# RECORDS PROVIDED

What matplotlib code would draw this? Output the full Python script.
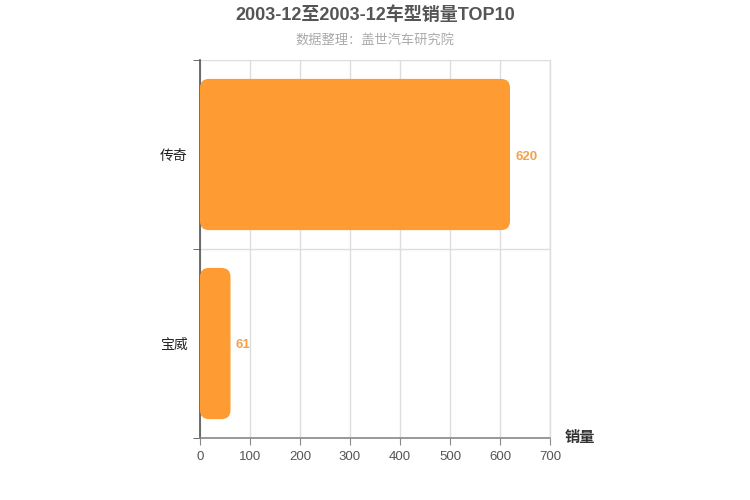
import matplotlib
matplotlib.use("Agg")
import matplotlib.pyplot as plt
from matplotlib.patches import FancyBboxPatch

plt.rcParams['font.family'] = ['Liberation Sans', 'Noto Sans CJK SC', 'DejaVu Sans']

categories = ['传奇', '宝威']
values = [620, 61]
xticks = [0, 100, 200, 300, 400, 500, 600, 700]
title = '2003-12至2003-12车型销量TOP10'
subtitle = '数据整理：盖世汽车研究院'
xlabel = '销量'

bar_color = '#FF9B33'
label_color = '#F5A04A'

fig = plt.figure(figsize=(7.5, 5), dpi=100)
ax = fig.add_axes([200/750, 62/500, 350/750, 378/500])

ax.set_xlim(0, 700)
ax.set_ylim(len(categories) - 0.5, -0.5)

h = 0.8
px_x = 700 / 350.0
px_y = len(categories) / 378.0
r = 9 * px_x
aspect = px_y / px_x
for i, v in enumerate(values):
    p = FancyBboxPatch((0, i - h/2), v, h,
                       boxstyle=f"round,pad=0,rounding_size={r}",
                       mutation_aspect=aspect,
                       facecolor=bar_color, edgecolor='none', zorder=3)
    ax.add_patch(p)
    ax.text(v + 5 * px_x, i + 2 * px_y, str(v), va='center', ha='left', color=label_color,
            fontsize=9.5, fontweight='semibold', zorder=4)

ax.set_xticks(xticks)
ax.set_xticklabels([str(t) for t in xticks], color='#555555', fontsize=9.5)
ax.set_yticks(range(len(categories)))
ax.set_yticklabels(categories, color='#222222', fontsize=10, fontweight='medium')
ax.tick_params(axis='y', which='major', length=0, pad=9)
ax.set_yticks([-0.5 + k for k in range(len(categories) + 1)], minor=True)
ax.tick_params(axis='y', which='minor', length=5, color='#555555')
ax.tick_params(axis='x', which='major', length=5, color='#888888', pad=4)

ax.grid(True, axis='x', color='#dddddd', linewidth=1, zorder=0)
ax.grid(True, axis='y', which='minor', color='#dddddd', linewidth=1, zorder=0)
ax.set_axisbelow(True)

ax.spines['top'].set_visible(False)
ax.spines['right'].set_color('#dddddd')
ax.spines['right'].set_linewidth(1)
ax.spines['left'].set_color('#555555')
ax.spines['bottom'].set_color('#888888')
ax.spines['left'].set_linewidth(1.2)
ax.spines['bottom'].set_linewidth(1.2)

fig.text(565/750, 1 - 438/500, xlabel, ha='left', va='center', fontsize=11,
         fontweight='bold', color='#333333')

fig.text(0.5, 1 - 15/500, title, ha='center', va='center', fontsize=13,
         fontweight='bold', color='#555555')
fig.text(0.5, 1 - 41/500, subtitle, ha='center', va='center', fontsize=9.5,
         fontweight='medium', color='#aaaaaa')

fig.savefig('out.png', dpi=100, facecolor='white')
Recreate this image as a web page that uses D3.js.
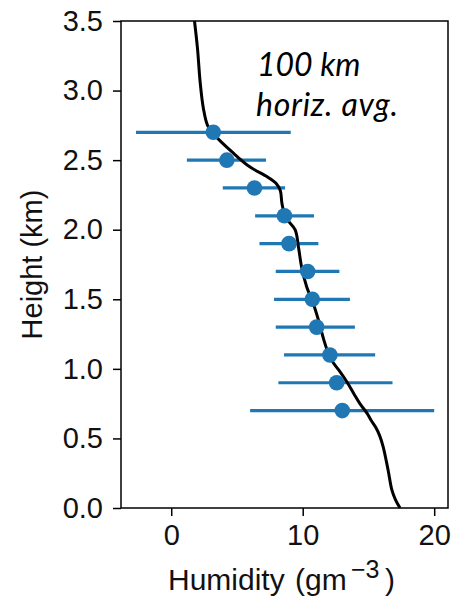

# WHAT YOU SHOULD DO
Reproduce, word for word, every line from the start of the records down to and including the line with "ax.set_ylim(len(categories) - 0.5, -0.5)"; skip the pictures.

# RESPONSE FOR THIS EXERCISE
What matplotlib code would draw this? Output the full Python script.
import matplotlib
matplotlib.use("Agg")
import matplotlib.pyplot as plt
from matplotlib.patches import FancyBboxPatch

plt.rcParams['font.family'] = ['Liberation Sans', 'Noto Sans CJK SC', 'DejaVu Sans']

categories = ['传奇', '宝威']
values = [620, 61]
xticks = [0, 100, 200, 300, 400, 500, 600, 700]
title = '2003-12至2003-12车型销量TOP10'
subtitle = '数据整理：盖世汽车研究院'
xlabel = '销量'

bar_color = '#FF9B33'
label_color = '#F5A04A'

fig = plt.figure(figsize=(7.5, 5), dpi=100)
ax = fig.add_axes([200/750, 62/500, 350/750, 378/500])

ax.set_xlim(0, 700)
ax.set_ylim(len(categories) - 0.5, -0.5)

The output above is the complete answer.